Following on perfectly from 2015’s critically acclaimed Out To Sea LP comes this companion EP featuring more of their trademark droning jams. As the title suggests, we may be unexpectedly back on dry land but they still have us sailing through space and time, creating vast oceans in our minds and a sense of endless discovery, which sums up their music perfectly.

This release sees the guys continue to explore the outer reaches of psychedelia. The songs flourish and flow beautifully, including those which drop in under the 4min mark, showing that there is no real need to bombard our senses or over stay their welcome on every track. This is the sound of a band who know when to unleash a wall of sound but also when to reign things in, both to amazing effect. A masterclass in psych and drone.
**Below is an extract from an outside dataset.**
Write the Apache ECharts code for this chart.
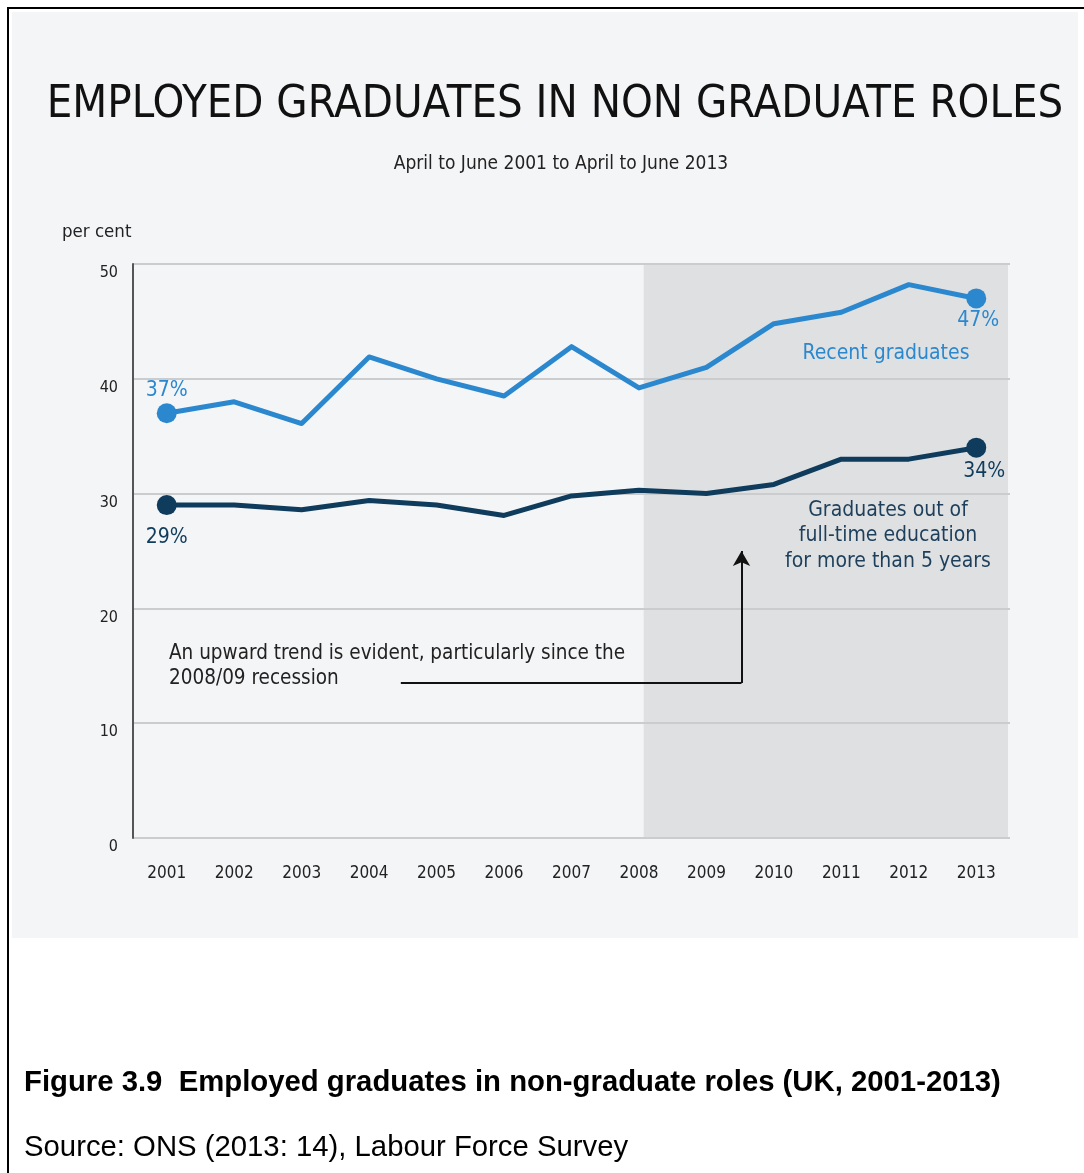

Favourite tracks: Upon Your Return, Holiday Hours

James Mccaig

=10. Blown Out – New Cruiser

Fuckin’ Epic, Fuckin’ Epic, Fuckin’ Epic, Fuckin’ Epic, Fuckin’ Epic, Fuckin’ Epic, Fuckin’ Epic, Fuckin’ Epic, Fuckin’ Epic, Fuckin’ Epic, Fuckin’ Epic, Fuckin’ Epic, Fuckin’ Epic, Fuckin’ Epic, Fuckin’ Epic, Fuckin’ Epic, Fuckin’ Epic, Fuckin’ Epic, Fuckin’ Epic, Fuckin’ Epic, Fuckin’ Epic, Fuckin’ Epic, Fuckin’ Epic, Fuckin’ Epic, Fuckin’ Epic, Fuckin’ Epic, Fuckin’ Epic, Fuckin’ Epic, Fuckin’ Epic, Fuckin’ Epic, Fuckin’ Epic, Fuckin’ Epic, Fuckin’ Epic, Fuckin’ Epic, Fuckin’ Epic, Fuckin’ Epic, Fuckin’ Epic, Fuckin’ Epic, Fuckin’ Epic, Fuckin’ Epic, Fuckin’ Epic, Fuckin’ Epic, Fuckin’ Epic, Fuckin’ Epic, Fuckin’ Epic, Fuckin’ Epic, Fuckin’ Epic, Fuckin’ Epic, Fuckin’ Epic, Fuckin’ Epic, Fuckin’ Epic, Fuckin’ Epic, Fuckin’ Epic, Fuckin’ Epic,

(This was the concise, yet accurate, response to a request for a review of this, er, Fuckin’ Epic album – Ed)

=10. Heron Oblivion s/t

Most of the albums that I listen to are of the variety that could be filed under the general term ‘difficult’. Not as in ‘difficult second album’, but as in ‘a difficult and challenging listen’. Nothing wrong with that, if a band have put in a lot of effort to come up with part of themselves at significant creative and financial cost; the very least we can do is take it seriously and think about what it means to us…Which brings me to this Heron Oblivion album, a set of songs that are far from difficult to listen to but which had a huge amount invested in them from the musicians involved and, from the first time I heard them, have had me utterly beguiled with their alchemic magic and beauty. This feels like an effortless album, and certainly listening to it provides a welcome respite from long heavy jams and rapid fire garage stabs that I (also) love so much.